Jessie tried to set aside her surprise at such a sudden, late-night request to scour her memory for all her recollections about the island.

“Hunt,” Decker said urgently. “I need an answer fast. If you say no, I’ve got to scramble on this one.”

“That’s an hour’s boat ride, isn’t it?” Jessie said.

“We have a helicopter on standby. It can get you there in twenty minutes. Like I said, we’re already behind the eight ball on this. Can I count you in?”

“Can I pick my partner?” she asked.

“No partner,” he said sharply. “There’s not enough time. And remember, we’re pushing the ‘small footprint’ thing. Other than local law enforcement, you’ll be solo on this. Can I count on you?”

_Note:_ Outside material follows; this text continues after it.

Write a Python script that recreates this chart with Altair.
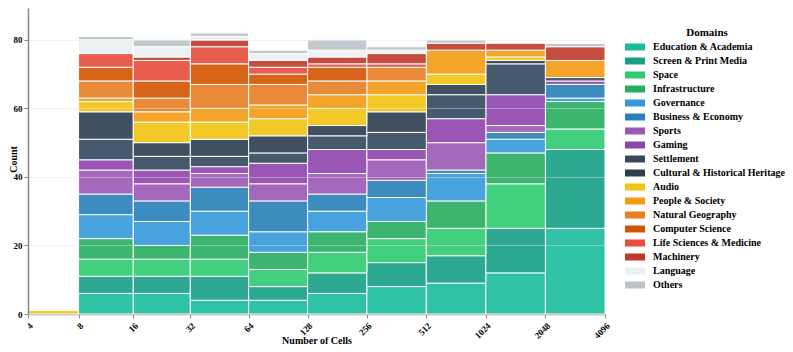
import altair as alt
import pandas as pd

bin_edges = [4, 8, 16, 32, 64, 128, 256, 512, 1024, 2048, 4096]

domains = [
    "Education & Academia", "Screen & Print Media", "Space", "Infrastructure",
    "Governance", "Business & Economy", "Sports", "Gaming", "Settlement",
    "Cultural & Historical Heritage", "Audio", "People & Society",
    "Natural Geography", "Computer Science", "Life Sciences & Medicine",
    "Machinery", "Language", "Others",
]
colors = [
    "#1abc9c", "#16a085", "#2ecc71", "#27ae60", "#3498db", "#2980b9",
    "#9b59b6", "#8e44ad", "#34495e", "#2c3e50", "#f1c40f", "#f39c12",
    "#e67e22", "#d35400", "#e74c3c", "#c0392b", "#ecf0f1", "#bdc3c7",
]

# counts per bin: [4-8, 8-16, 16-32, 32-64, 64-128, 128-256, 256-512, 512-1024, 1024-2048, 2048-4096]
education = [0, 6, 6, 4, 4, 6, 8, 9, 12, 25]
screen_print = [0, 5, 5, 7, 4, 6, 7, 8, 13, 23]
space = [0, 5, 5, 5, 5, 6, 7, 8, 13, 6]
infrastructure = [0, 6, 4, 7, 5, 6, 5, 8, 9, 8]
governance = [0, 7, 7, 7, 6, 6, 7, 8, 4, 1]
business = [0, 6, 6, 7, 9, 5, 5, 1, 2, 4]
sports = [0, 7, 5, 4, 5, 6, 6, 8, 2, 0]
gaming = [0, 3, 4, 2, 6, 7, 3, 7, 9, 1]
settlement = [0, 6, 4, 3, 3, 4, 5, 7, 9, 1]
cultural = [0, 8, 4, 5, 5, 3, 6, 3, 1, 0]
audio = [1, 3, 6, 5, 5, 5, 5, 3, 1, 0]
people = [0, 1, 3, 4, 4, 4, 4, 7, 2, 5]
natural_geo = [0, 5, 4, 7, 6, 4, 4, 0, 0, 0]
computer_sci = [0, 4, 5, 6, 3, 4, 0, 0, 0, 0]
life_sci = [0, 4, 6, 5, 2, 1, 1, 0, 0, 0]
machinery = [0, 0, 1, 2, 2, 2, 3, 2, 2, 4]
language = [0, 4, 3, 1, 2, 2, 1, 0, 0, 0]
others = [0, 1, 2, 1, 1, 3, 1, 1, 0, 1]

series = [education, screen_print, space, infrastructure, governance, business,
          sports, gaming, settlement, cultural, audio, people, natural_geo,
          computer_sci, life_sci, machinery, language, others]

rows = []
for i, (name, vals) in enumerate(zip(domains, series)):
    for j, v in enumerate(vals):
        if v > 0:
            rows.append({"lo": bin_edges[j], "hi": bin_edges[j + 1],
                         "domain": name, "order": i, "count": v})
df = pd.DataFrame(rows)

FONT = "Liberation Serif"

chart = alt.Chart(df).transform_stack(
    stack="count", groupby=["lo"], as_=["y0", "y1"],
    sort=[alt.SortField("order", order="ascending")],
).mark_rect(opacity=0.9, stroke="white", strokeWidth=1).encode(
    x=alt.X("lo:Q",
            scale=alt.Scale(type="symlog", domain=[4, 4096], nice=False),
            axis=alt.Axis(values=bin_edges, format="d", labelAngle=-45,
                          labelAlign="right", labelBaseline="top",
                          labelPadding=3,
                          labelFontSize=9, grid=False, title="Number of Cells",
                          titleY=29, titleBaseline="alphabetic")),
    x2="hi:Q",
    y=alt.Y("y0:Q",
            scale=alt.Scale(domain=[0, 89.3], nice=False),
            axis=alt.Axis(values=[0, 20, 40, 60, 80], grid=True, zindex=1,
                          gridColor="#e4e4e4", gridOpacity=0.45,
                          labelFontSize=9, title="Count",
                          titleX=-15, titleY=151, titleBaseline="middle")),
    y2="y1:Q",
    color=alt.Color("domain:N",
                    scale=alt.Scale(domain=domains, range=colors),
                    legend=alt.Legend(
                        title="Domains", orient="none", legendX=602, legendY=19,
                        symbolType="M-2,-0.7H2V0.7H-2Z", symbolSize=100,
                        symbolOpacity=1, symbolStrokeWidth=0,
                        labelOffset=13, rowPadding=4, padding=0,
                        titleAnchor="middle", titleAlign="center",
                        titleFontSize=11, labelFontSize=10,
                        titleFont=FONT, labelFont=FONT,
                        titleFontWeight="bold", labelFontWeight="bold",
                        titleColor="black", labelColor="black",
                        titlePadding=4, labelLimit=300)),
).properties(
    width=577, height=306,
    autosize=alt.AutoSizeParams(type="none"),
    padding={"left": 20, "top": 0, "right": 180, "bottom": 30},
).configure_view(stroke=None).configure_axis(
    labelFont=FONT, titleFont=FONT, labelFontWeight="bold",
    titleFontWeight="bold", labelColor="black", titleColor="black",
    titleFontSize=10, domainColor="#888888", domainWidth=1.5,
    tickColor="#888888", tickSize=4, labelPadding=2,
)

chart.save("out.html", embed_options={"renderer": "svg", "actions": False})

“I don’t even know what the case is,” she protested.

“I don’t know much either,” he admitted. “But I figured that since you’re on semester break, you had the time.”

“You’re keeping tabs on my school schedule?” she asked, slightly stunned.

“I keep tabs on everything, Ms. Hunt. You know that,” he told her. “Anyway, there’s a squad car waiting outside your place to get you to the heliport. I can tell you what I know on the drive over.”

Jessie looked over at Ryan, who had heard everything.

“Don’t say no for logistical reasons,” he said. “If you’re interested, go. I can make sure Hannah’s squared away. Hell, since it’s a weekend, she’ll probably sleep till noon anyway. Don’t worry. I’ve got things covered on the home front.”

She couldn’t help but feel a surge of adrenaline as she answered Decker.

“Tell the officers I’ll be outside in five minutes.”